→ Requirements: Copy exactly the lines that run from the top of the listing to the line containing "lw=2.3, label='Linéarisation', zorder=4)", both ends included, and omit the pictures.

→ Rows from a dataset of charts and code:
__________

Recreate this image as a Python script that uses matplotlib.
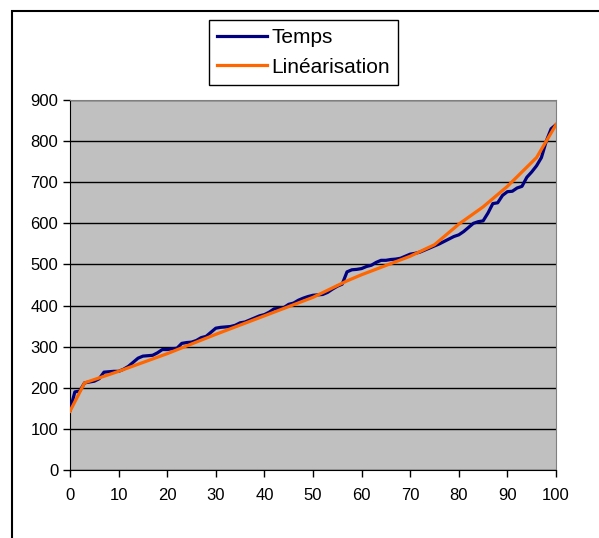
import matplotlib
matplotlib.use("Agg")
import matplotlib.pyplot as plt
from matplotlib.patches import Rectangle

# mesures (temps) pour x = 0..100
x_temps = list(range(101))
temps = [145, 190, 192, 212, 214, 216, 222, 238, 239, 240,
         240, 245, 252, 262, 272, 277, 278, 279, 285, 293,
         293, 295, 296, 308, 310, 311, 315, 322, 325, 335,
         345, 347, 348, 349, 352, 358, 360, 365, 370, 375,
         378, 384, 392, 393, 395, 403, 406, 413, 418, 422,
         425, 426, 427, 432, 440, 447, 452, 482, 487, 488,
         490, 495, 498, 505, 510, 510, 512, 513, 515, 520,
         525, 527, 530, 535, 540, 545, 550, 556, 562, 568,
         572, 580, 590, 600, 604, 606, 625, 648, 650, 668,
         677, 678, 686, 690, 712, 725, 740, 760, 800, 830,
         840]

# linearisation (morceaux)
x_lin = [0, 3, 10, 20, 30, 40, 50, 57, 60, 70, 75, 80, 85, 90, 96, 100]
y_lin = [143, 212, 240, 283, 330, 375, 420, 460, 475, 520, 548, 598, 640, 690, 760, 840]

plt.rcParams['font.family'] = ['Liberation Sans', 'DejaVu Sans']

fig = plt.figure(figsize=(5.99, 5.38), dpi=100)
ax = fig.add_axes([70/599, 68/538, 486/599, 370/538])
ax.set_facecolor('#C0C0C0')

ax.plot(x_temps, temps, color='#000080', lw=2.3, label='Temps', zorder=3)
ax.plot(x_lin, y_lin, color='#FF6600', lw=2.3, label='Linéarisation', zorder=4)

ax.set_xlim(0, 100)
ax.set_ylim(0, 900)
ax.set_xticks(range(0, 101, 10))
ax.set_yticks(range(0, 901, 100))
ax.yaxis.grid(True, color='black', lw=1)
ax.set_axisbelow(True)
ax.tick_params(direction='out', length=5, width=1, labelsize=12, colors='black')
ax.tick_params(axis='x', pad=8)
for s in ['top', 'right']:
    ax.spines[s].set_color('#808080')
for s in ['left', 'bottom']:
    ax.spines[s].set_color('black')

leg = fig.legend(loc='upper left', bbox_to_anchor=(209/599, 1 - 20/538),
                 fontsize=15, frameon=True, fancybox=False, framealpha=1,
                 edgecolor='black', handlelength=2.4, handletextpad=0.2,
                 borderpad=0.4, labelspacing=0.5, borderaxespad=0)
leg.get_frame().set_linewidth(1)

# cadre exterieur
fig.patches.append(Rectangle((12/599, -0.1), 1.0, 0.1 + (538 - 11)/538,
                             transform=fig.transFigure, fill=False,
                             edgecolor='black', lw=1.5))

plt.savefig('out.png', dpi=100)
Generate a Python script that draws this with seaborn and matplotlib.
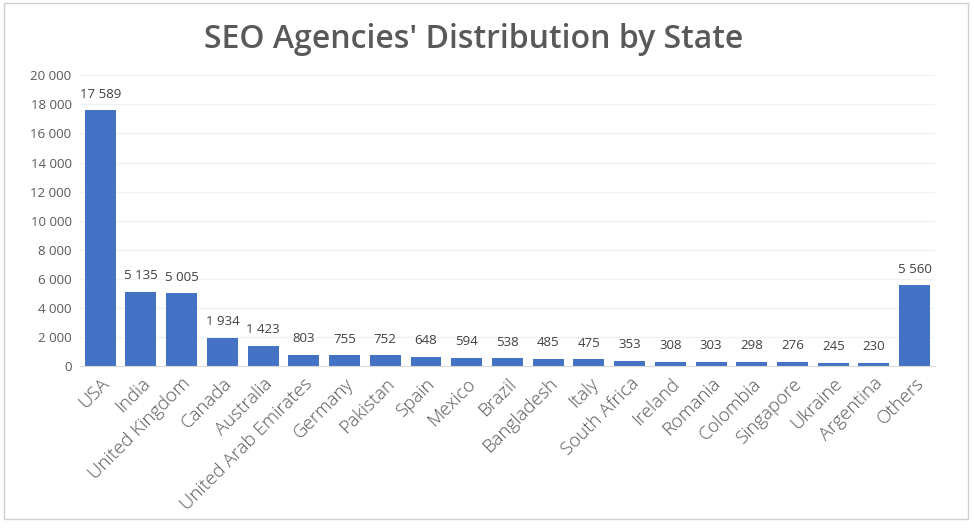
import numpy as np
import matplotlib
matplotlib.use('Agg')
import matplotlib.pyplot as plt
import matplotlib.patches as mpatches
import seaborn as sns

COUNTRIES = ['USA', 'India', 'United Kingdom', 'Canada', 'Australia',
             'United Arab Emirates', 'Germany', 'Pakistan', 'Spain', 'Mexico',
             'Brazil', 'Bangladesh', 'Italy', 'South Africa', 'Ireland',
             'Romania', 'Colombia', 'Singapore', 'Ukraine', 'Argentina', 'Others']
AGENCIES = [17589, 5135, 5005, 1934, 1423, 803, 755, 752, 648, 594,
            538, 485, 475, 353, 308, 303, 298, 276, 245, 230, 5560]
Y_TICKS = list(range(0, 20001, 2000))

BAR_COLOR = '#4472C4'
GREY = '#595959'


def fmt(v):
    return f'{v:,}'.replace(',', ' ')


sns.set_style('white')
plt.rcParams['font.family'] = ['Open Sans', 'DejaVu Sans']

fig = plt.figure(figsize=(9.74, 5.30), dpi=100)
ax = fig.add_axes([0.082, 0.309, 0.878, 0.549])

sns.barplot(x=COUNTRIES, y=AGENCIES, color=BAR_COLOR, saturation=1,
            width=0.76, ax=ax, edgecolor='none')

ax.set_ylim(0, 20000)
ax.set_yticks(Y_TICKS)
ax.set_yticklabels([fmt(t) for t in Y_TICKS], color=GREY, fontsize=9.5)
ax.yaxis.grid(True, color='#EEF1F8', lw=1)
ax.set_axisbelow(True)
ax.set_xlim(-0.5, len(COUNTRIES) - 0.5)
for s in ('top', 'right', 'left'):
    ax.spines[s].set_visible(False)
ax.spines['bottom'].set_color('#D9D9D9')
ax.tick_params(axis='both', length=0, pad=6)

ax.set_xticks(range(len(COUNTRIES)))
ax.set_xticklabels(COUNTRIES, rotation=45, ha='right', rotation_mode='anchor',
                   color=GREY, fontsize=13.5, fontweight='light')

for i, v in enumerate(AGENCIES):
    ax.annotate(fmt(v), (i, v), xytext=(0, 7), textcoords='offset points',
                ha='center', va='bottom', fontsize=9.5, color='#404040',
                fontweight='medium')

fig.text(0.486, 0.925, "SEO Agencies' Distribution by State", ha='center',
         va='center', fontsize=23, fontweight='semibold', color=GREY)

# chart area border
fig.patches.append(mpatches.Rectangle((0.004, 0.02), 0.99, 0.975, transform=fig.transFigure,
                                      fill=False, ec='#D0D0D0', lw=1))

fig.savefig('out.png', dpi=100)
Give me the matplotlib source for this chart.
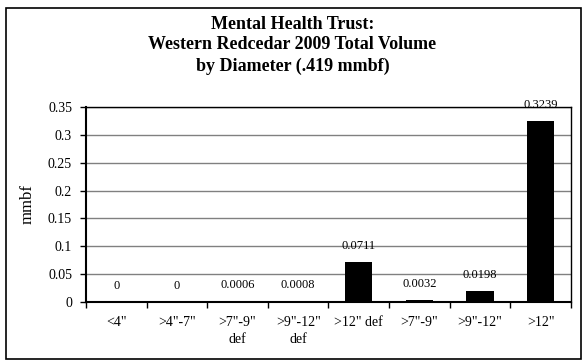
import numpy as np
import matplotlib.pyplot as plt
from matplotlib.patches import Rectangle

categories = ['<4"', '>4"-7"', '>7"-9"\ndef', '>9"-12"\ndef', '>12" def',
              '>7"-9"', '>9"-12"', '>12"']
values = [0, 0, 0.0006, 0.0008, 0.0711, 0.0032, 0.0198, 0.3239]
labels = ['0', '0', '0.0006', '0.0008', '0.0711', '0.0032', '0.0198', '0.3239']
yticks = [0, 0.05, 0.1, 0.15, 0.2, 0.25, 0.3, 0.35]
ytick_labels = ['0', '0.05', '0.1', '0.15', '0.2', '0.25', '0.3', '0.35']

plt.rcParams['font.family'] = ['Liberation Serif', 'DejaVu Serif']

fig = plt.figure(figsize=(5.85, 3.6), dpi=100)
ax = fig.add_axes([0.147, 0.161, 0.829, 0.542])

x = np.arange(len(categories))
ax.bar(x, values, width=0.45, color='black', zorder=3)

# data labels sit a little above each bar
for xi, v, lab in zip(x, values, labels):
    ax.annotate(lab, (xi, v), xytext=(0, 7.5), textcoords='offset points',
                ha='center', va='bottom', fontsize=9)

ax.set_xlim(-0.5, len(categories) - 0.5)
ax.set_ylim(0, 0.35)
ax.set_yticks(yticks)
ax.set_yticklabels(ytick_labels, fontsize=10)
ax.yaxis.grid(True, color='#808080', lw=1, zorder=0)

ax.set_xticks(x)
ax.set_xticklabels(categories, fontsize=10, linespacing=1.45)
ax.tick_params(axis='x', length=0, pad=10)
ax.set_xticks(np.arange(-0.5, len(categories)), minor=True)
ax.tick_params(axis='x', which='minor', length=4, width=1, direction='out')
ax.tick_params(axis='y', length=4, width=1, direction='out', pad=6)

for s in ax.spines.values():
    s.set_linewidth(1)
ax.spines['left'].set_linewidth(1.5)
ax.spines['bottom'].set_linewidth(1.5)

ax.set_ylabel('mmbf', fontsize=12, labelpad=9)

fig.text(0.5, 0.956, 'Mental Health Trust:\nWestern Redcedar 2009 Total Volume\nby Diameter (.419 mmbf)',
         ha='center', va='top', fontsize=13, fontweight='bold', linespacing=1.28)

fig.patches.append(Rectangle((0.011, 0.004), 0.983, 0.974, transform=fig.transFigure,
                             fill=False, edgecolor='black', lw=1.2))

fig.savefig('out.png', dpi=100)
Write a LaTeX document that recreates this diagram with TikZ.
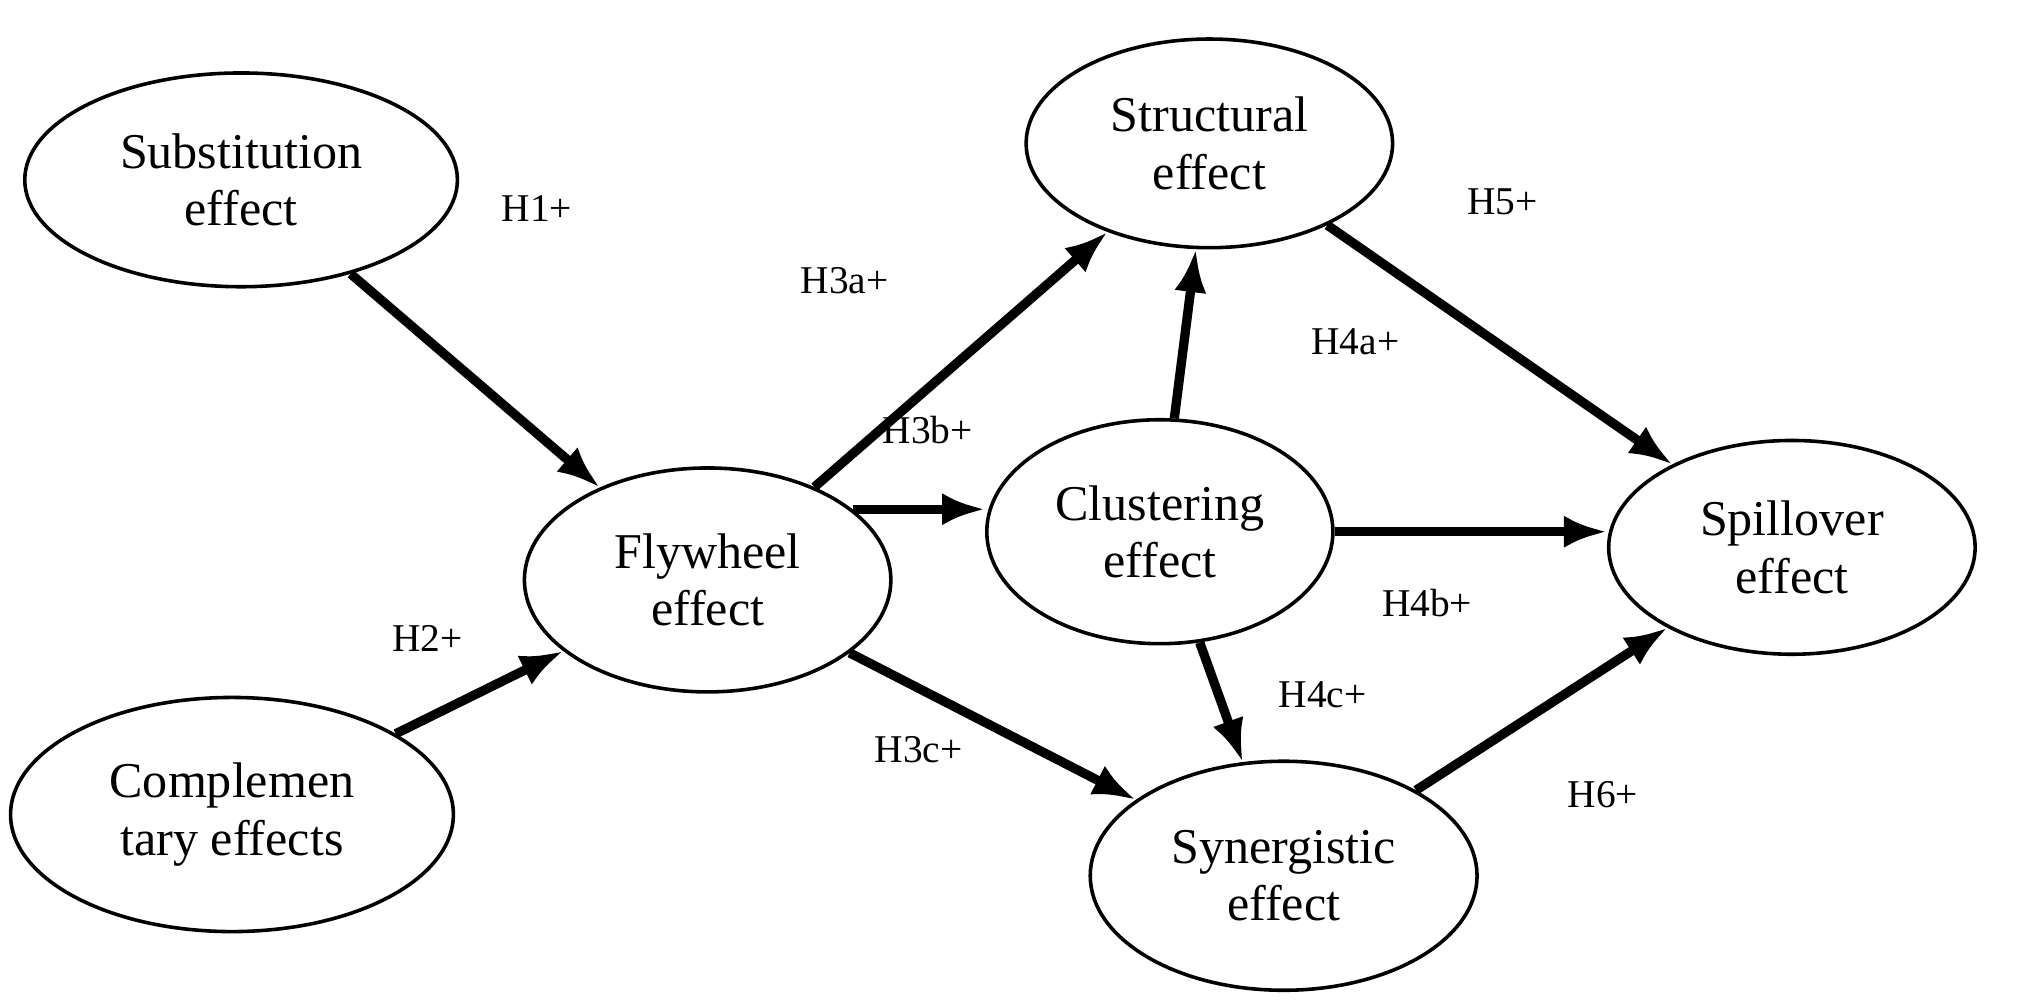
\documentclass[tikz,border=0pt]{standalone}
\usepackage{fontspec}
\setmainfont{Liberation Serif}
\usetikzlibrary{shapes.geometric,arrows.meta}
\begin{document}
\begin{tikzpicture}[x=0.0128cm,y=-0.0128cm,
  effect/.style={ellipse,draw,line width=1pt,inner sep=0pt,align=center,font=\fontsize{14}{16}\selectfont},
  link/.style={line width=2.6pt,-{Latex[length=12pt,width=9pt]}},
  hyp/.style={font=\fontsize{11}{13}\selectfont}]
	\useasboundingbox (0,0) rectangle (1560,773);
	% Effects
	\node (subst) [effect,minimum width=4.25cm,minimum height=2.1cm] at (185,138) {Substitution\\effect};
	\node (compl) [effect,minimum width=4.35cm,minimum height=2.3cm] at (178,625) {Complemen\\tary effects};
	\node (fly) [effect,minimum width=3.6cm,minimum height=2.2cm] at (543,445) {Flywheel\\effect};
	\node (struct) [effect,minimum width=3.6cm,minimum height=2.05cm] at (928,110) {Structural\\effect};
	\node (clust) [effect,minimum width=3.4cm,minimum height=2.2cm] at (890,408) {Clustering\\effect};
	\node (syn) [effect,minimum width=3.8cm,minimum height=2.25cm] at (985,672) {Synergistic\\effect};
	\node (spill) [effect,minimum width=3.6cm,minimum height=2.1cm] at (1375,420) {Spillover\\effect};
	
	% Hypotheses
	\draw [link] (subst) -- (fly);
	\draw [link] (compl) -- (fly);
	\draw [link] (fly) -- (struct);
	\draw [link] (fly.26) -- (clust.west |- fly.26);
	\draw [link] (fly) -- (syn);
	\draw [link] (clust) -- (struct);
	\draw [link] (clust.east) -- (spill.west |- clust.east);
	\draw [link] (clust) -- (syn);
	\draw [link] (struct) -- (spill);
	\draw [link] (syn) -- (spill);
	
	% Labels
	\node (h1) [hyp] at (412,160) {H1+};
	\node (h2) [hyp] at (328,490) {H2+};
	\node (h3a) [hyp] at (648,215) {H3a+};
	\node (h3b) [hyp] at (712,330) {H3b+};
	\node (h3c) [hyp] at (705,575) {H3c+};
	\node (h4a) [hyp] at (1040,262) {H4a+};
	\node (h4b) [hyp] at (1095,463) {H4b+};
	\node (h4c) [hyp] at (1015,533) {H4c+};
	\node (h5) [hyp] at (1153,155) {H5+};
	\node (h6) [hyp] at (1230,610) {H6+};
\end{tikzpicture}
\end{document}
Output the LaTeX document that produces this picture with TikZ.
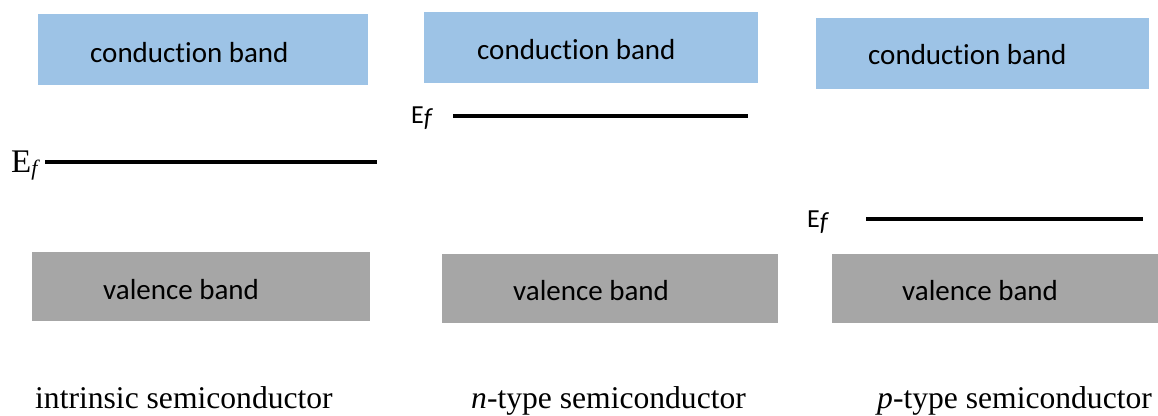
\documentclass[tikz,border=0pt]{standalone}
\usepackage{fontspec}
\setmainfont{Liberation Serif}
\newfontfamily\calfont[Ligatures={NoCommon,NoRare,NoDiscretionary}]{Carlito}
\definecolor{cbblue}{HTML}{9DC3E6}
\definecolor{vbgray}{HTML}{A6A6A6}
\begin{document}
\begin{tikzpicture}[x=1pt,y=-1pt,
  cband/.style={fill=cbblue,draw=none,anchor=north west,inner sep=0pt},
  vband/.style={fill=vbgray,draw=none,anchor=north west,inner sep=0pt},
  bandtext/.style={font=\calfont\fontsize{29}{34}\selectfont,anchor=base west,inner sep=0pt},
  captext/.style={font=\fontsize{31.6}{36}\selectfont,anchor=base west,inner sep=0pt},
  eflabel/.style={font=\calfont\fontsize{26}{30}\selectfont,anchor=base west,inner sep=0pt},
  efline/.style={line width=3.5pt,black}]
\useasboundingbox (0,0) rectangle (1158,415);
% panel 1
\node[cband,minimum width=330pt,minimum height=71pt] (cb1) at (38,14) {};
\node[bandtext] (ct1) at (90,62) {conduction band};
\node[vband,minimum width=338pt,minimum height=69pt] (vb1) at (32,252) {};
\node[bandtext] (vt1) at (103,299) {valence band};
\node[font=\fontsize{33}{36}\selectfont,anchor=base west,inner sep=0pt] (ef1) at (11,172) {E\raisebox{-0.22ex}{\fontsize{22}{24}\selectfont\itshape f}};
\coordinate (e1a) at (45,162);
\coordinate (e1b) at (377,162);
\draw[efline] (e1a) -- (e1b);
\node[captext] (cap1) at (35,408) {intrinsic semiconductor};
% panel 2
\node[cband,minimum width=334pt,minimum height=71pt] (cb2) at (424,12) {};
\node[bandtext] (ct2) at (477,59) {conduction band};
\node[vband,minimum width=336pt,minimum height=69pt] (vb2) at (442,254) {};
\node[bandtext] (vt2) at (513,300) {valence band};
\node[eflabel] (ef2) at (411,123) {E\raisebox{-0.3ex}{\itshape f}};
\coordinate (e2a) at (453,116);
\coordinate (e2b) at (748,116);
\draw[efline] (e2a) -- (e2b);
\node[captext] (cap2) at (471,408) {\textit{n}-type semiconductor};
% panel 3
\node[cband,minimum width=333pt,minimum height=71pt] (cb3) at (816,18) {};
\node[bandtext] (ct3) at (868,64) {conduction band};
\node[vband,minimum width=326pt,minimum height=69pt] (vb3) at (832,254) {};
\node[bandtext] (vt3) at (902,300) {valence band};
\node[eflabel] (ef3) at (807,227) {E\raisebox{-0.3ex}{\itshape f}};
\coordinate (e3a) at (866,219);
\coordinate (e3b) at (1143,219);
\draw[efline] (e3a) -- (e3b);
\node[captext] (cap3) at (877,408) {\textit{p}-type semiconductor};
\end{tikzpicture}
\end{document}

__________

→ Result of this exercise:
Recreate this image as a Python script that uses matplotlib.
import matplotlib
matplotlib.use("Agg")
import matplotlib.pyplot as plt
from matplotlib.patches import Rectangle

# mesures (temps) pour x = 0..100
x_temps = list(range(101))
temps = [145, 190, 192, 212, 214, 216, 222, 238, 239, 240,
         240, 245, 252, 262, 272, 277, 278, 279, 285, 293,
         293, 295, 296, 308, 310, 311, 315, 322, 325, 335,
         345, 347, 348, 349, 352, 358, 360, 365, 370, 375,
         378, 384, 392, 393, 395, 403, 406, 413, 418, 422,
         425, 426, 427, 432, 440, 447, 452, 482, 487, 488,
         490, 495, 498, 505, 510, 510, 512, 513, 515, 520,
         525, 527, 530, 535, 540, 545, 550, 556, 562, 568,
         572, 580, 590, 600, 604, 606, 625, 648, 650, 668,
         677, 678, 686, 690, 712, 725, 740, 760, 800, 830,
         840]

# linearisation (morceaux)
x_lin = [0, 3, 10, 20, 30, 40, 50, 57, 60, 70, 75, 80, 85, 90, 96, 100]
y_lin = [143, 212, 240, 283, 330, 375, 420, 460, 475, 520, 548, 598, 640, 690, 760, 840]

plt.rcParams['font.family'] = ['Liberation Sans', 'DejaVu Sans']

fig = plt.figure(figsize=(5.99, 5.38), dpi=100)
ax = fig.add_axes([70/599, 68/538, 486/599, 370/538])
ax.set_facecolor('#C0C0C0')

ax.plot(x_temps, temps, color='#000080', lw=2.3, label='Temps', zorder=3)
ax.plot(x_lin, y_lin, color='#FF6600', lw=2.3, label='Linéarisation', zorder=4)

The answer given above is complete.